= Edward Hyde (Cambridge cricketer) =

English cricketer (born 1997)

Edward Richard Bebbington Hyde (born 12 December 1997) is an English wicketkeeper batsman. He was born in Huntingdon and attended St John's College School in Cambridge and Tonbridge School. He was then awarded a Skinners' Company exhibition to Jesus College, Cambridge.

== Cricket ==

After playing at school and through the Cambridgeshire (Under-10 to Under-15) and Kent (Under-14 to Under-17) age-groups, he has played for Cambridge University Cricket Club, Cambridge MCCU and Cambridgeshire County Cricket Club.

In 2018, he played his first Minor Counties Championship match for Cambridgeshire against Suffolk at Saffron Walden.

He first played for Cambridge in the 2018 season, including in the 2018 Twenty20 match against Oxford University at the University Parks and in the one-day University Match at Lord's where he won his Cambridge Blue.

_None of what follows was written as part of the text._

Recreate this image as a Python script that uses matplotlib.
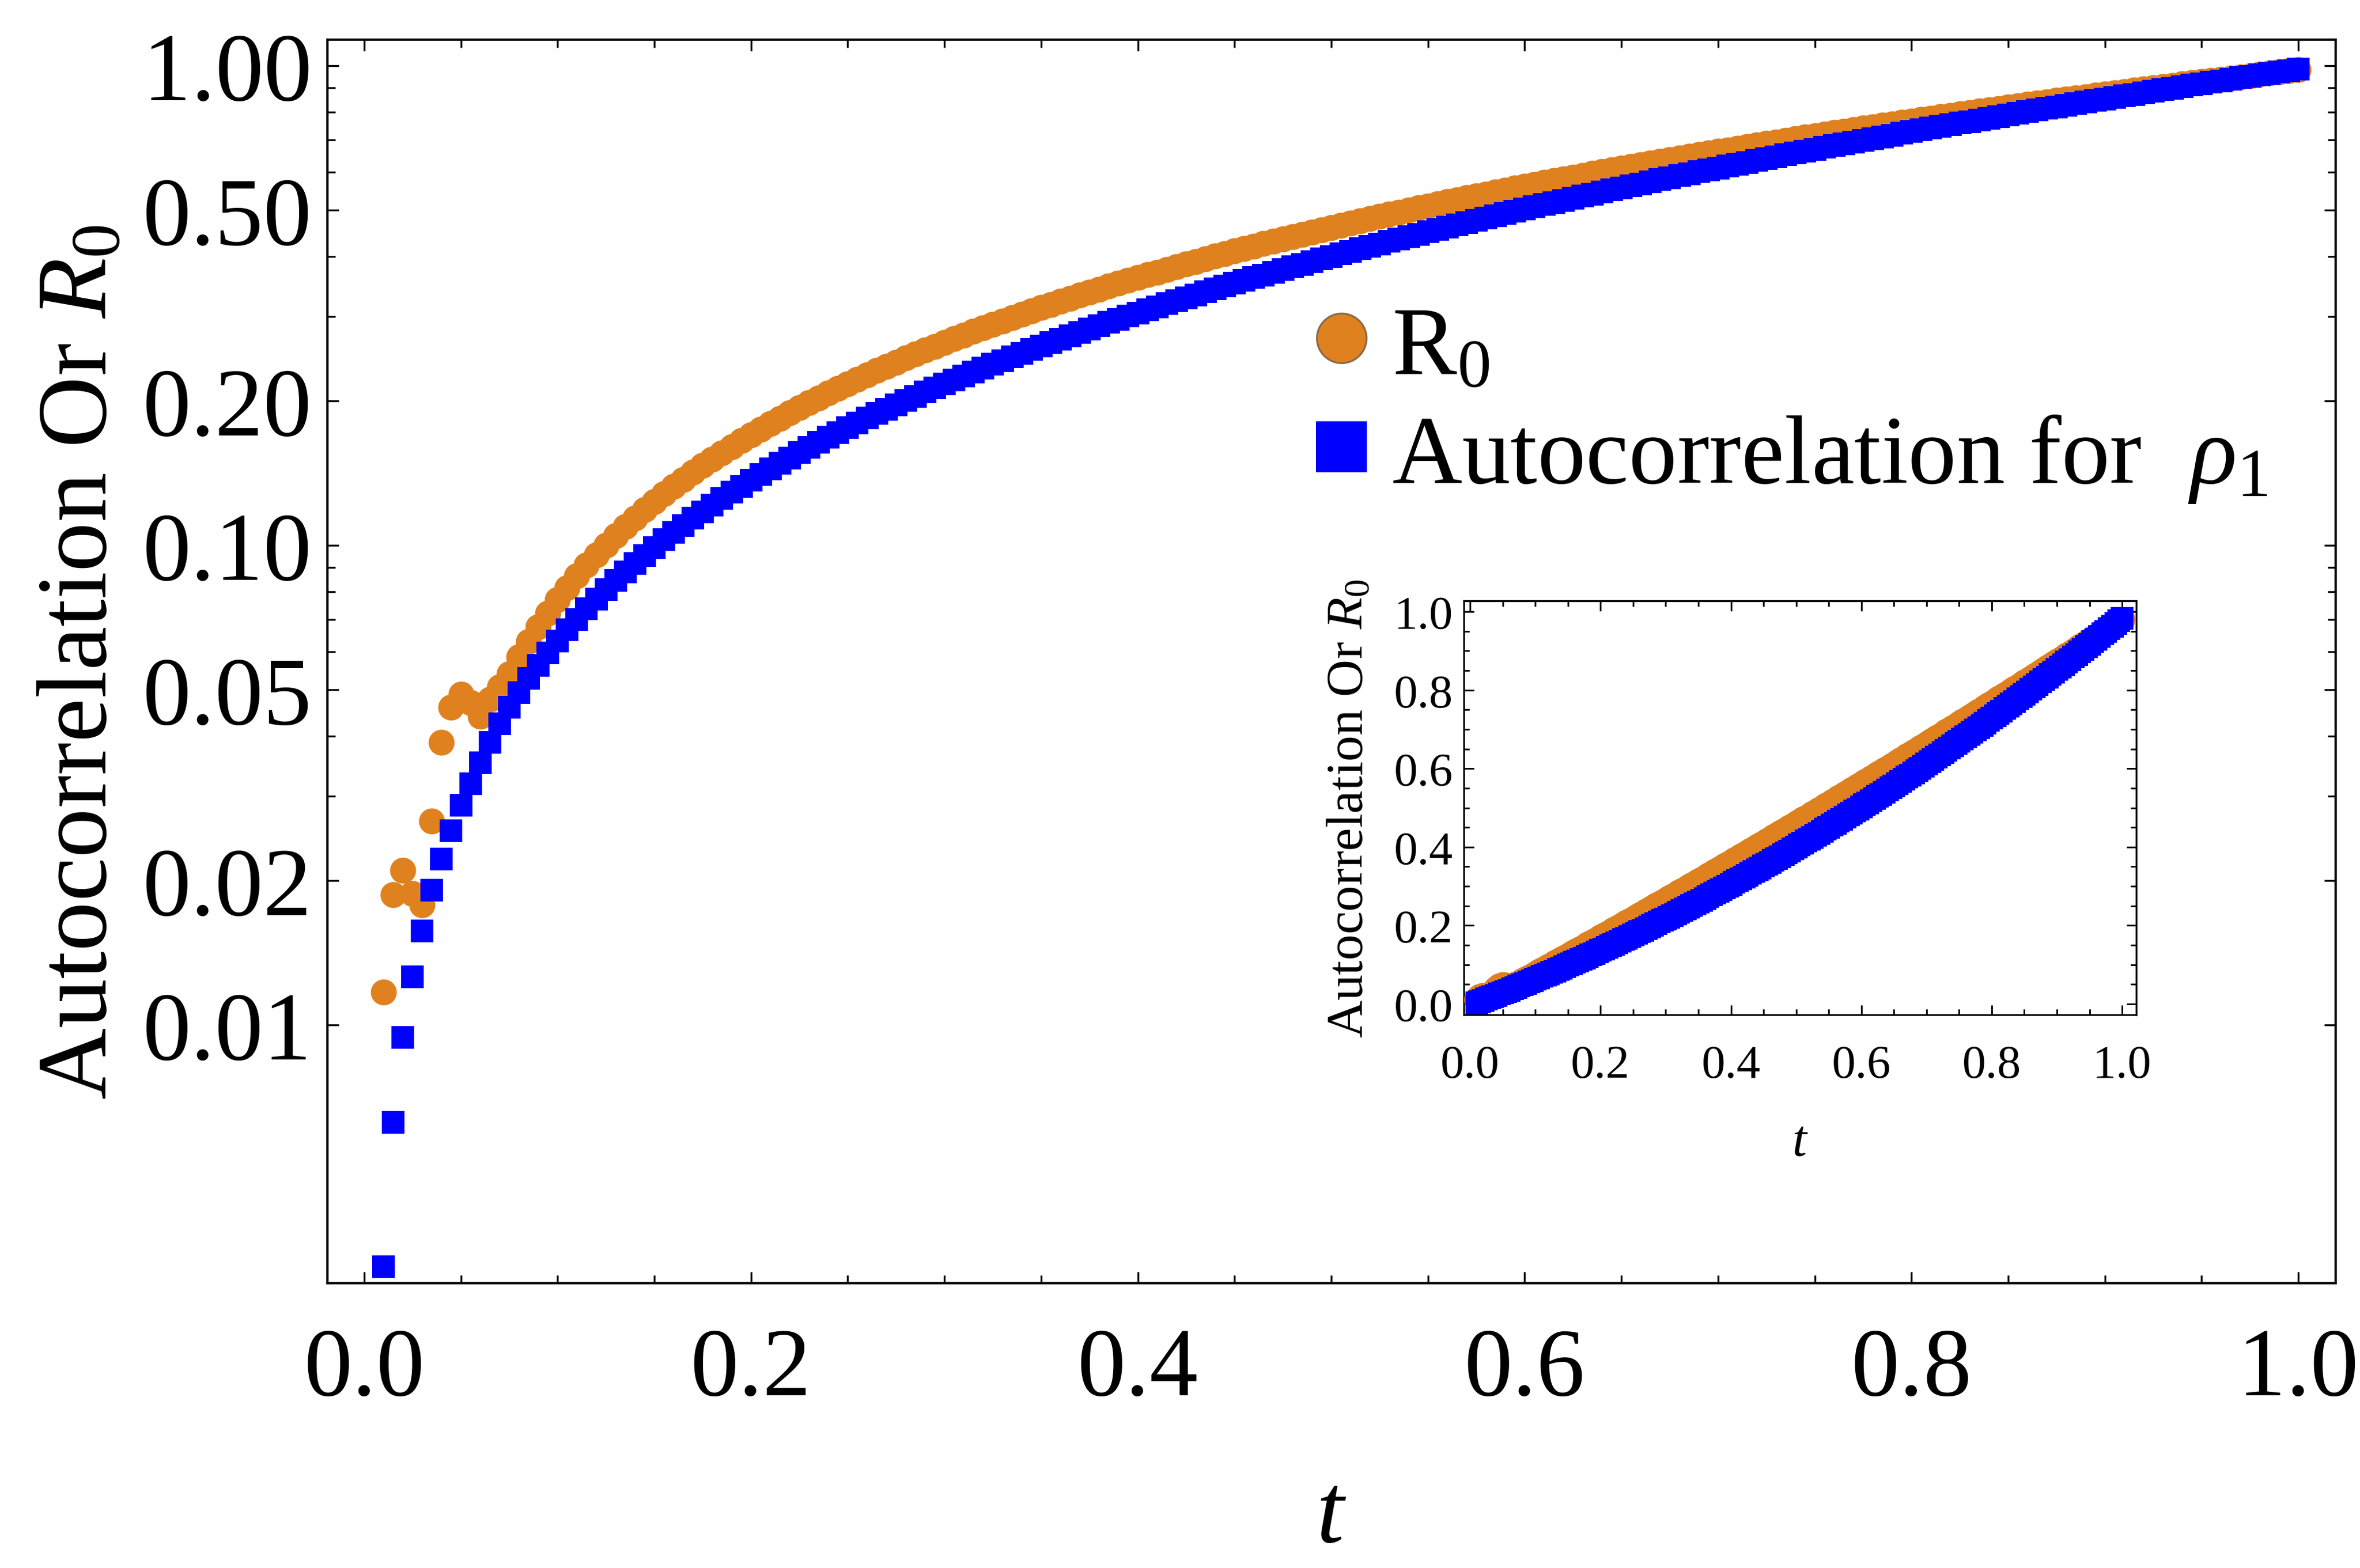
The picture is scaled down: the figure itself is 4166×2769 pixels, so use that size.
import matplotlib
matplotlib.use('Agg')
import matplotlib.pyplot as plt
from matplotlib.lines import Line2D
from matplotlib.ticker import FixedLocator, FixedFormatter, NullFormatter

# ---------------- data ----------------
t_values = [
    0.010, 0.015, 0.020, 0.025, 0.030, 0.035, 0.040, 0.045, 0.050, 0.055,
    0.060, 0.065, 0.070, 0.075, 0.080, 0.085, 0.090, 0.095, 0.100, 0.105,
    0.110, 0.115, 0.120, 0.125, 0.130, 0.135, 0.140, 0.145, 0.150, 0.155,
    0.160, 0.165, 0.170, 0.175, 0.180, 0.185, 0.190, 0.195, 0.200, 0.205,
    0.210, 0.215, 0.220, 0.225, 0.230, 0.235, 0.240, 0.245, 0.250, 0.255,
    0.260, 0.265, 0.270, 0.275, 0.280, 0.285, 0.290, 0.295, 0.300, 0.305,
    0.310, 0.315, 0.320, 0.325, 0.330, 0.335, 0.340, 0.345, 0.350, 0.355,
    0.360, 0.365, 0.370, 0.375, 0.380, 0.385, 0.390, 0.395, 0.400, 0.405,
    0.410, 0.415, 0.420, 0.425, 0.430, 0.435, 0.440, 0.445, 0.450, 0.455,
    0.460, 0.465, 0.470, 0.475, 0.480, 0.485, 0.490, 0.495, 0.500, 0.505,
    0.510, 0.515, 0.520, 0.525, 0.530, 0.535, 0.540, 0.545, 0.550, 0.555,
    0.560, 0.565, 0.570, 0.575, 0.580, 0.585, 0.590, 0.595, 0.600, 0.605,
    0.610, 0.615, 0.620, 0.625, 0.630, 0.635, 0.640, 0.645, 0.650, 0.655,
    0.660, 0.665, 0.670, 0.675, 0.680, 0.685, 0.690, 0.695, 0.700, 0.705,
    0.710, 0.715, 0.720, 0.725, 0.730, 0.735, 0.740, 0.745, 0.750, 0.755,
    0.760, 0.765, 0.770, 0.775, 0.780, 0.785, 0.790, 0.795, 0.800, 0.805,
    0.810, 0.815, 0.820, 0.825, 0.830, 0.835, 0.840, 0.845, 0.850, 0.855,
    0.860, 0.865, 0.870, 0.875, 0.880, 0.885, 0.890, 0.895, 0.900, 0.905,
    0.910, 0.915, 0.920, 0.925, 0.930, 0.935, 0.940, 0.945, 0.950, 0.955,
    0.960, 0.965, 0.970, 0.975, 0.980, 0.985, 0.990, 0.995, 1.000,
]

r0_values = [
    0.0117, 0.0187, 0.0210, 0.0188, 0.0178, 0.0266, 0.0388, 0.0460, 0.0489, 0.0470,
    0.0440, 0.0477, 0.0507, 0.0540, 0.0585, 0.0630, 0.0675, 0.0722, 0.0770, 0.0816,
    0.0862, 0.0908, 0.0954, 0.1001, 0.1047, 0.1093, 0.1139, 0.1186, 0.1232, 0.1279,
    0.1325, 0.1372, 0.1419, 0.1465, 0.1512, 0.1559, 0.1606, 0.1652, 0.1699, 0.1746,
    0.1793, 0.1840, 0.1887, 0.1935, 0.1982, 0.2029, 0.2076, 0.2124, 0.2171, 0.2218,
    0.2266, 0.2313, 0.2361, 0.2408, 0.2456, 0.2504, 0.2552, 0.2599, 0.2647, 0.2695,
    0.2743, 0.2791, 0.2839, 0.2887, 0.2935, 0.2983, 0.3032, 0.3080, 0.3128, 0.3177,
    0.3225, 0.3273, 0.3322, 0.3370, 0.3419, 0.3468, 0.3516, 0.3565, 0.3614, 0.3662,
    0.3711, 0.3760, 0.3809, 0.3858, 0.3907, 0.3956, 0.4006, 0.4055, 0.4104, 0.4153,
    0.4203, 0.4252, 0.4301, 0.4351, 0.4400, 0.4450, 0.4500, 0.4549, 0.4599, 0.4649,
    0.4698, 0.4748, 0.4798, 0.4848, 0.4898, 0.4948, 0.4998, 0.5048, 0.5098, 0.5149,
    0.5199, 0.5249, 0.5299, 0.5350, 0.5400, 0.5451, 0.5501, 0.5552, 0.5603, 0.5653,
    0.5704, 0.5755, 0.5806, 0.5856, 0.5907, 0.5958, 0.6009, 0.6060, 0.6111, 0.6162,
    0.6214, 0.6265, 0.6316, 0.6367, 0.6419, 0.6470, 0.6522, 0.6573, 0.6625, 0.6676,
    0.6728, 0.6780, 0.6831, 0.6883, 0.6935, 0.6987, 0.7039, 0.7091, 0.7143, 0.7195,
    0.7247, 0.7299, 0.7352, 0.7404, 0.7456, 0.7508, 0.7561, 0.7613, 0.7666, 0.7718,
    0.7771, 0.7823, 0.7876, 0.7929, 0.7982, 0.8034, 0.8087, 0.8140, 0.8193, 0.8246,
    0.8299, 0.8352, 0.8405, 0.8459, 0.8512, 0.8565, 0.8618, 0.8672, 0.8725, 0.8779,
    0.8832, 0.8886, 0.8939, 0.8993, 0.9047, 0.9100, 0.9154, 0.9208, 0.9262, 0.9316,
    0.9370, 0.9424, 0.9478, 0.9532, 0.9586, 0.9640, 0.9695, 0.9749, 0.9803,
]

rho1_values = [
    0.00313, 0.00627, 0.00942, 0.0126, 0.0157, 0.0191, 0.0222, 0.0254, 0.0287, 0.0318,
    0.0352, 0.0388, 0.0425, 0.0459, 0.0493, 0.0527, 0.0562, 0.0596, 0.0631, 0.0666,
    0.0701, 0.0737, 0.0772, 0.0808, 0.0844, 0.0880, 0.0916, 0.0953, 0.0989, 0.1026,
    0.1063, 0.1100, 0.1138, 0.1175, 0.1213, 0.1251, 0.1289, 0.1327, 0.1365, 0.1404,
    0.1443, 0.1482, 0.1521, 0.1560, 0.1600, 0.1639, 0.1679, 0.1719, 0.1760, 0.1800,
    0.1841, 0.1881, 0.1922, 0.1963, 0.2005, 0.2046, 0.2088, 0.2130, 0.2172, 0.2214,
    0.2256, 0.2299, 0.2342, 0.2385, 0.2428, 0.2471, 0.2515, 0.2558, 0.2602, 0.2646,
    0.2690, 0.2735, 0.2779, 0.2824, 0.2869, 0.2914, 0.2959, 0.3005, 0.3050, 0.3096,
    0.3142, 0.3188, 0.3235, 0.3281, 0.3328, 0.3375, 0.3422, 0.3469, 0.3516, 0.3564,
    0.3612, 0.3660, 0.3708, 0.3756, 0.3805, 0.3853, 0.3902, 0.3951, 0.4001, 0.4050,
    0.4100, 0.4149, 0.4199, 0.4249, 0.4300, 0.4350, 0.4401, 0.4452, 0.4503, 0.4554,
    0.4605, 0.4657, 0.4709, 0.4761, 0.4813, 0.4865, 0.4918, 0.4970, 0.5023, 0.5076,
    0.5129, 0.5183, 0.5236, 0.5290, 0.5344, 0.5398, 0.5452, 0.5507, 0.5561, 0.5616,
    0.5671, 0.5726, 0.5782, 0.5837, 0.5893, 0.5949, 0.6005, 0.6061, 0.6117, 0.6174,
    0.6231, 0.6288, 0.6345, 0.6402, 0.6460, 0.6517, 0.6575, 0.6633, 0.6692, 0.6750,
    0.6809, 0.6867, 0.6926, 0.6985, 0.7045, 0.7104, 0.7164, 0.7224, 0.7284, 0.7344,
    0.7404, 0.7465, 0.7526, 0.7587, 0.7648, 0.7709, 0.7771, 0.7832, 0.7894, 0.7956,
    0.8018, 0.8081, 0.8143, 0.8206, 0.8269, 0.8332, 0.8395, 0.8459, 0.8522, 0.8586,
    0.8650, 0.8714, 0.8779, 0.8843, 0.8908, 0.8973, 0.9038, 0.9103, 0.9168, 0.9234,
    0.9300, 0.9366, 0.9432, 0.9498, 0.9565, 0.9631, 0.9698, 0.9765, 0.9833,
]

legend_labels = ['R$_0$', 'Autocorrelation for  $\\rho_1$']
main_ylabel = 'Autocorrelation Or $R_0$'
xlabel_text = '$t$'

x_major = [0.0, 0.2, 0.4, 0.6, 0.8, 1.0]
x_major_labels = ['0.0', '0.2', '0.4', '0.6', '0.8', '1.0']
x_minor = [0.05, 0.10, 0.15, 0.25, 0.30, 0.35, 0.45, 0.50, 0.55, 0.65, 0.70,
           0.75, 0.85, 0.90, 0.95]
y_major = [0.01, 0.02, 0.05, 0.10, 0.20, 0.50, 1.00]
y_major_labels = ['0.01', '0.02', '0.05', '0.10', '0.20', '0.50', '1.00']
y_minor = [0.03, 0.04, 0.06, 0.07, 0.08, 0.09, 0.3, 0.4, 0.6, 0.7, 0.8, 0.9]
inset_major = [0.0, 0.2, 0.4, 0.6, 0.8, 1.0]
inset_major_labels = ['0.0', '0.2', '0.4', '0.6', '0.8', '1.0']
inset_minor = x_minor

ORANGE = '#E0811F'
BLUE = '#0000FF'

# ---------------- style ----------------
plt.rcParams['font.family'] = ['Liberation Serif', 'DejaVu Serif']
plt.rcParams['mathtext.fontset'] = 'custom'
plt.rcParams['mathtext.rm'] = 'Liberation Serif'
plt.rcParams['mathtext.it'] = 'Liberation Serif:italic'
plt.rcParams['mathtext.bf'] = 'Liberation Serif:bold'

fig = plt.figure(figsize=(4166 / 300, 2770 / 300), dpi=300)

# ---------------- main axes ----------------
ax = fig.add_axes([0.1387, 0.1816, 0.8510, 0.7928])
ax.set_yscale('log')
ax.plot(t_values, r0_values, ls='none', marker='o', ms=11, mfc=ORANGE,
        mec='none', zorder=3)
ax.plot(t_values, rho1_values, ls='none', marker='s', ms=9.6, mfc=BLUE,
        mec='none', zorder=4)
ax.set_xlim(-0.01904, 1.01933)
ax.set_ylim(0.002894, 1.1331)

ax.xaxis.set_major_locator(FixedLocator(x_major))
ax.xaxis.set_major_formatter(FixedFormatter(x_major_labels))
ax.xaxis.set_minor_locator(FixedLocator(x_minor))
ax.xaxis.set_minor_formatter(NullFormatter())
ax.yaxis.set_major_locator(FixedLocator(y_major))
ax.yaxis.set_major_formatter(FixedFormatter(y_major_labels))
ax.yaxis.set_minor_locator(FixedLocator(y_minor))
ax.yaxis.set_minor_formatter(NullFormatter())

ax.tick_params(which='both', direction='in', top=True, right=True, width=0.8)
ax.tick_params(which='major', length=4.7, labelsize=41)
ax.tick_params(which='minor', length=3.4)
ax.tick_params(axis='x', which='major', pad=18.7)
ax.tick_params(axis='y', which='major', pad=6.5)
for sp in ax.spines.values():
    sp.set_linewidth(1.0)

ax.set_ylabel(main_ylabel, fontsize=42)
ax.yaxis.set_label_coords(-0.100, 0.5)
ax.set_xlabel(xlabel_text, fontsize=42)
ax.xaxis.set_label_coords(0.5, -0.152)

handles = [
    Line2D([], [], ls='none', marker='o', ms=21, mfc=ORANGE, mec='#8a6a4a', mew=0.8),
    Line2D([], [], ls='none', marker='s', ms=21.5, mfc=BLUE, mec='none'),
]
ax.legend(handles, legend_labels, loc='upper left', bbox_to_anchor=(0.492, 0.7885),
          frameon=False, fontsize=41, handlelength=0.54, handletextpad=0.25,
          labelspacing=0.18, borderpad=0, borderaxespad=0, handleheight=0.8)

# ---------------- inset ----------------
axi = fig.add_axes([0.6203, 0.3527, 0.2849, 0.2639])
axi.plot(t_values, r0_values, ls='none', marker='o', ms=11, mfc=ORANGE,
         mec='none', zorder=3)
axi.plot(t_values, rho1_values, ls='none', marker='s', ms=9.5, mfc=BLUE,
         mec='none', zorder=4)
axi.set_xlim(-0.00956, 1.0217)
axi.set_ylim(-0.0274, 1.0274)
for axis in (axi.xaxis, axi.yaxis):
    axis.set_major_locator(FixedLocator(inset_major))
    axis.set_major_formatter(FixedFormatter(inset_major_labels))
    axis.set_minor_locator(FixedLocator(inset_minor))
    axis.set_minor_formatter(NullFormatter())
axi.tick_params(which='both', direction='in', top=True, right=True, width=0.7)
axi.tick_params(which='major', length=4.2, labelsize=20)
axi.tick_params(which='minor', length=2.5)
axi.tick_params(axis='x', which='major', pad=12.5)
axi.tick_params(axis='y', which='major', pad=4.6)
for sp in axi.spines.values():
    sp.set_linewidth(0.8)
axi.set_ylabel(main_ylabel, fontsize=22)
axi.yaxis.set_label_coords(-0.135, 0.5)
axi.set_xlabel(xlabel_text, fontsize=22)
axi.xaxis.set_label_coords(0.5, -0.252)

fig.savefig('out.png', dpi=300, facecolor='white')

He went on that year to play first-class cricket in the four-day University Match at the University Parks.

== Other sports ==

He won the 2017 and 2018 UK National Under 21 Rackets (sport) doubles championships with Ben Cawston and Rory Giddins respectively and went on to win the Under 24 doubles championship in 2019 with Ben Cawston. He was 2018 National Under 21 singles Real tennis champion in 2018 and won the National Under 24 doubles with Robert Shenkman in 2019. He won Cambridge Blues for both sports in 2018, 2019, 2020 and 2021 and for Rugby Fives in 2020 and 2021.